Aujourd’hui, elles apprennent à leur dépens qu’elles ne peuvent non plus prendre la rue comme auparavant pour exprimer leur mécontentement. Les arrestations de Secrétaires généraux et de manifestants répondent à cette logique : les en dissuader. A l’avenir, elles devront réfléchir par 4 fois avant de prendre la rue. La main de fer, du début jusqu’à la fin. Mais il n’y a pas de règle sans exception. Quand le pouvoir a vu que la marche peut en fait servir sa cause, on a appris que celle du 11 mai est autorisée par le Préfet.
L’alibi Niger
Le motif principal qui pousse les travailleurs dans la rue, c’est la cherté du maïs, principal aliment de base au Bénin. Plusieurs raisons sont à la base du renchérissement du prix du maïs. Intervenant sur l’Ortb, le ministre de l’Agriculture Gaston Dossouhoui a énuméré les causes. En première position, il a évoqué les réserves stratégiques faites par des éleveurs, suite à l’interdiction des importations des produits carnés à base de volaille. La 2e raison, aux dires de Gaston Dossouhoui, la volonté des commerçants de profiter de la situation pour spéculer sur le prix du maïs.

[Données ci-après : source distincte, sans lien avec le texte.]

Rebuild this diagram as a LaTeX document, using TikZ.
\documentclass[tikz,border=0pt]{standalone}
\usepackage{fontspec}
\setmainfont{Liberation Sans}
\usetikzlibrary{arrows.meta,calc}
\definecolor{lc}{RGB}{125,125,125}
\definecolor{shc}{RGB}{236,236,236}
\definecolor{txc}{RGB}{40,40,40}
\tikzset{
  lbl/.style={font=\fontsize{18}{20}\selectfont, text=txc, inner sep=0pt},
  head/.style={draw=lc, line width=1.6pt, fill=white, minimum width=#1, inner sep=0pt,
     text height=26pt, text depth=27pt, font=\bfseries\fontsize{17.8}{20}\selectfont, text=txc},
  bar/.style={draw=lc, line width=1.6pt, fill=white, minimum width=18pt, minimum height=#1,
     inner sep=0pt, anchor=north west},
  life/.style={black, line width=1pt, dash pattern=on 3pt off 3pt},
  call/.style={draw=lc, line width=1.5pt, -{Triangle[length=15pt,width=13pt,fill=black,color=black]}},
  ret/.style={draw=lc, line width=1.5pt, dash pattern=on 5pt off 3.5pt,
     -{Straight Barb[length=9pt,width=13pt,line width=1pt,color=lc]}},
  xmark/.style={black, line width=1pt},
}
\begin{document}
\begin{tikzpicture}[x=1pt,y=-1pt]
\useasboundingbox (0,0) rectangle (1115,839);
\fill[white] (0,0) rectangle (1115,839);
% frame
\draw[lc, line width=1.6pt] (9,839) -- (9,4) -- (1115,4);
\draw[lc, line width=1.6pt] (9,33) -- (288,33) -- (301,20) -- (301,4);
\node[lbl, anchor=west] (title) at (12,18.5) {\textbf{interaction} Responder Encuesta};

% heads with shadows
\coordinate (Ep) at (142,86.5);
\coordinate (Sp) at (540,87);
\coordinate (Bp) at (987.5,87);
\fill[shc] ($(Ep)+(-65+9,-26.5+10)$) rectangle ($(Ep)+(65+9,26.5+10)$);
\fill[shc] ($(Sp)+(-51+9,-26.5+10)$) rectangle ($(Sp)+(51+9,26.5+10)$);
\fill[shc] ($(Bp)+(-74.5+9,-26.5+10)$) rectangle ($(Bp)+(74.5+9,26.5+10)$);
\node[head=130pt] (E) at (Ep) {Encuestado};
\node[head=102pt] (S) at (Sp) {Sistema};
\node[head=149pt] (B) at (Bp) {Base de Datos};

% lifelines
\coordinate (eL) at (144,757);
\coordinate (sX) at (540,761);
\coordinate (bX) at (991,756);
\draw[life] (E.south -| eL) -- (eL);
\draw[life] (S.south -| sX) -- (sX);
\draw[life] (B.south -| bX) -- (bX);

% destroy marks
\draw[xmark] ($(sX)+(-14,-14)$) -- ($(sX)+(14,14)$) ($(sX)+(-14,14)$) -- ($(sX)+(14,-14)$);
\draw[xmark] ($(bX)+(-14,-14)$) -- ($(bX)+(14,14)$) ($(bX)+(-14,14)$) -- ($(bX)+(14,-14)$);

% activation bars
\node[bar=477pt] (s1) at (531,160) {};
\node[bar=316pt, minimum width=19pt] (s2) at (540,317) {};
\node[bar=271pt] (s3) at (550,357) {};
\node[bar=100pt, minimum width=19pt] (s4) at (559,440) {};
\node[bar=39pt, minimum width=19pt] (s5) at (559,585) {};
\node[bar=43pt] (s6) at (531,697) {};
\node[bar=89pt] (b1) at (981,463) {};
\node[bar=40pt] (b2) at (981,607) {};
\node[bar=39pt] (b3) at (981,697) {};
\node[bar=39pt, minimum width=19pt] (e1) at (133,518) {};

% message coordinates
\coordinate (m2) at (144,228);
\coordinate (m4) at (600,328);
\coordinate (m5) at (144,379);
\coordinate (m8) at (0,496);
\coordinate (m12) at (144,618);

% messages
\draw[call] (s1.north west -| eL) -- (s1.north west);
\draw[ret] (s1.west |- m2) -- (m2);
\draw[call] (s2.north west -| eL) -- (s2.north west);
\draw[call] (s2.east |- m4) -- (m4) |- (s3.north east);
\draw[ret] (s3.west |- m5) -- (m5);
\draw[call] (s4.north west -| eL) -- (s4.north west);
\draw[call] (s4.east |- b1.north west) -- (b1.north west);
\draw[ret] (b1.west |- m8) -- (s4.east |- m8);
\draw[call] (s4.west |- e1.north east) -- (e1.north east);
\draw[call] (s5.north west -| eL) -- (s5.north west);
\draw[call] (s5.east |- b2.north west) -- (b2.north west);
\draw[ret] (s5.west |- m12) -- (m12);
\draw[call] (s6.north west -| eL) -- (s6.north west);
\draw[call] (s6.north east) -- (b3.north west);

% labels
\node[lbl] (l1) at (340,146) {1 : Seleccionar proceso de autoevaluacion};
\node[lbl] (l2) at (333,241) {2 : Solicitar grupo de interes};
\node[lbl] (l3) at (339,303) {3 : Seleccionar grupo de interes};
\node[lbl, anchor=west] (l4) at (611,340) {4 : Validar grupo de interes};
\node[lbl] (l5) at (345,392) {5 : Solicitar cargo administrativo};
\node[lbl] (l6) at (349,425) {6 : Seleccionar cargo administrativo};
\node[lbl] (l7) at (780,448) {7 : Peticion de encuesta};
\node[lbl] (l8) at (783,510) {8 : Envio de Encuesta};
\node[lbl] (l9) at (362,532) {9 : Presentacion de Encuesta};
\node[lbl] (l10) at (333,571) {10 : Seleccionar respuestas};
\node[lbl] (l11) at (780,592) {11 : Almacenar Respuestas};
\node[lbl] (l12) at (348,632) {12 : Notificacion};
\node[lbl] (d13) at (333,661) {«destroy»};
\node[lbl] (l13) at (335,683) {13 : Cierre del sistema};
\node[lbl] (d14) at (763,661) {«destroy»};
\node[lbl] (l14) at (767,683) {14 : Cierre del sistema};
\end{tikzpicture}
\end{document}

La vente d’importants stocks de maïs dans les pays du Sahel, et donc au Niger, ne vient qu’en 3e position, au titre des causes internes de la hausse du prix du maïs. Comme causes exogènes, il a cité le Nigeria qui, avec sa production massive de volaille, ne peut se passer du maïs béninois. Matin Libre a plusieurs fois tiré l’attention sur la hausse exagérée du prix de l’engrais NPK qui est passé de 14500f à 22 500f, et sa non disponibilité pour les producteurs du maïs, comme l’une des causes. Mais le gouvernement n’a jamais évoqué ce paramètre.

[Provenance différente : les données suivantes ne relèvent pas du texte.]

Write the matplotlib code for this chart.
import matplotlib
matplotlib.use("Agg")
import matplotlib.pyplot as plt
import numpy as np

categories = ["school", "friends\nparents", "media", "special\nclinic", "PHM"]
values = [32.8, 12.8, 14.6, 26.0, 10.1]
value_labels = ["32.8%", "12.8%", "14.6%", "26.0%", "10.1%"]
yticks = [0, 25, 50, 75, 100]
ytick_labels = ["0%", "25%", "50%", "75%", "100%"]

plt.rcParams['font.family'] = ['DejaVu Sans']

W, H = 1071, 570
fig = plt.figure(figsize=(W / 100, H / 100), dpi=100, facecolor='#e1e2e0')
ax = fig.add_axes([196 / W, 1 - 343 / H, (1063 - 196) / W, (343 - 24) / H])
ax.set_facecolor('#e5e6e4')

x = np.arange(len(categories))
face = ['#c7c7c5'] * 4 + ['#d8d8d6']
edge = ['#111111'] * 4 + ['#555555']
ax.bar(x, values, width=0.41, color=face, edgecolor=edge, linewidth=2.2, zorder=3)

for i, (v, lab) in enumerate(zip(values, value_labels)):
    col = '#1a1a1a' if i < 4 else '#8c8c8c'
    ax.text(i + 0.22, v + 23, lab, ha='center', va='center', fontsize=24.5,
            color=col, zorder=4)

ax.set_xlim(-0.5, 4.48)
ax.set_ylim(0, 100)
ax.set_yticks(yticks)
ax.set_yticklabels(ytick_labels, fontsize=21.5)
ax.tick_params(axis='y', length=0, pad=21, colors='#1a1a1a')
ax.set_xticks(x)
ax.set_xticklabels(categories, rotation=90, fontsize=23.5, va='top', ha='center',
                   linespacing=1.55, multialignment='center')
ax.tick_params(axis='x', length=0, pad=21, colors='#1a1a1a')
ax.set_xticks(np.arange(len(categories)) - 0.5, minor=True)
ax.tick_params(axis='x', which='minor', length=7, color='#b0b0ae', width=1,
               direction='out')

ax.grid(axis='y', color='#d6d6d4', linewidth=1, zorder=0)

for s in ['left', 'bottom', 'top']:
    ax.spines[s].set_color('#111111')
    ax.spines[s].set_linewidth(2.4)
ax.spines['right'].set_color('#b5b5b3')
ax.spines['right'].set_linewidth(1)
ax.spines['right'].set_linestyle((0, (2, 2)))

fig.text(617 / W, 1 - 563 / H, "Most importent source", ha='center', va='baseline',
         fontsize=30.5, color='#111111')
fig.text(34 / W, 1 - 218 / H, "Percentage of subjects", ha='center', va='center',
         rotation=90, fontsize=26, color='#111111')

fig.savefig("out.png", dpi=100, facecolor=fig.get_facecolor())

Après la marche réprimée des Confédérations syndicales, des vidéos ont circulé, montrant comment des tonnes de maïs sortent frauduleusement du Bénin et atterrissent au Niger. Des sacs d’engrais en direction du Niger auraient aussi été arraisonnés. Cette communication avait une logique, montrer que c’est le Niger qui profite du maïs béninois d’où la surenchère. Avec la décision de blocage de l’embarquement du pétrole nigérien à Sèmè-Podji, on comprend mieux là où le gouvernement voulait en venir. Le Niger ne peut pas continuer à profiter du maïs béninois alors que les autorités nigériennes refusent d’ouvrir leurs frontières au Bénin.

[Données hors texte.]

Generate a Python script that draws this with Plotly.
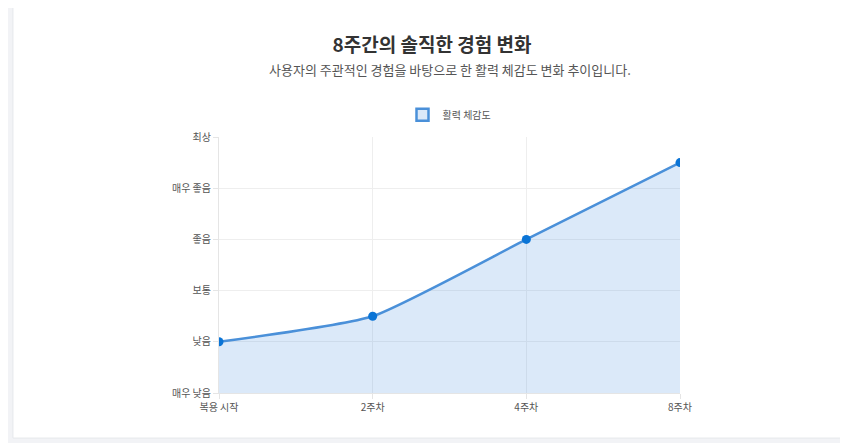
import plotly.graph_objects as go

weeks = ['복용 시작', '2주차', '4주차', '8주차']
energy = [1, 1.5, 3, 4.5]
level_labels = ['매우 낮음', '낮음', '보통', '좋음', '매우 좋음', '최상']

W, H = 848, 443
font = 'Noto Sans CJK KR'

fig = go.Figure()
fig.add_trace(go.Scatter(
    x=list(range(len(weeks))), y=energy, name='활력 체감도', showlegend=False,
    mode='lines+markers', fill='tozeroy', fillcolor='rgba(74,144,226,0.2)',
    line=dict(color='#4a90d9', width=2.5, shape='spline', smoothing=0.5),
    marker=dict(color='#0a74d6', size=9),
))
# legend-only box swatch
fig.add_trace(go.Bar(
    x=[None], y=[None], name='활력 체감도',
    marker=dict(color='rgba(74,144,226,0.2)', line=dict(color='#4a90d9', width=2.5)),
))

# white card behind the chart
fig.add_shape(type='rect', xref='paper', yref='paper', x0=-0.447, x1=1.371, y0=-0.176, y1=1.523,
              fillcolor='white', line=dict(color='#e6e8ec', width=1), layer='below')

fig.update_layout(
    width=W, height=H, paper_bgcolor='#f2f3f6', plot_bgcolor='white',
    margin=dict(l=211, r=176, t=129, b=58),
    font=dict(family=font, size=10, color='#555'),
    title=dict(text='<b>8주간의 솔직한 경험 변화</b>', x=0.5, y=0.93, xanchor='center',
               font=dict(size=19, color='#333', family=font)),
    legend=dict(orientation='h', x=0.5, xanchor='center', y=1.03, yanchor='bottom',
                bgcolor='rgba(0,0,0,0)', font=dict(size=10, color='#555')),
    showlegend=True,
)
fig.add_annotation(text='사용자의 주관적인 경험을 바탕으로 한 활력 체감도 변화 추이입니다.',
                   xref='paper', yref='paper', x=0.5, y=1.31, showarrow=False,
                   font=dict(size=13, color='#555'))
fig.update_xaxes(tickvals=list(range(len(weeks))), ticktext=weeks, range=[0, 3],
                 showgrid=True, gridcolor='#eeeeee', zeroline=False, ticks='outside',
                 tickcolor='#e5e5e5', ticklen=5, showline=True, linecolor='#e5e5e5')
fig.update_yaxes(tickvals=list(range(len(level_labels))), ticktext=level_labels, range=[0, 5],
                 showgrid=True, gridcolor='#eeeeee', zeroline=False, ticks='outside',
                 tickcolor='#e5e5e5', ticklen=5, showline=True, linecolor='#e5e5e5')

fig.write_html('out.html')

Tout à coup, la vente par des voies détournées du maïs béninois au Niger est devenue la principale cause de la surenchère, au point de créer une situation sociale implosive au Bénin. Le chef de l’État a dit qu’il y a eu des marches au Bénin à cause de cette situation. Mais peut-on dire qu’il y a eu marche alors que toutes les initiatives de marche à Cotonou comme à Parakou pour dénoncer la cherté du maïs ne sont pas allées au bout ? Elles ont été empêchées et des manifestants arrêtés. Voilà que le chef de l’État, pour justifier sa décision de blocage du pétrole nigérien, affirme qu’il y a eu des marches au Bénin parce le Niger profite du maïs béninois et ça crée la surenchère. Il faut donc qu’il ait marche en bonne et due forme pour soutenir la thèse du chef de l’État. D’où l’autorisation du Préfet qui, juridiquement, n’a aucun sens, étant donné que c’est un régime de déclaration et non d’autorisation, comme on essaie de le faire croire.
La belle preuve rien n’a changé dans les démarches entreprises par les Confédérations et centrales syndicales. Elles ont fait les mêmes démarches administratives pourtant la marche du 27 avril a été réprimée. Les Confédérations et centrales syndicales peuvent parler de victoire. Mais en réalité, on a laissé faire parce que la marche sert d’alibi au chef de l’Etat dans son bras de fer contre le Niger.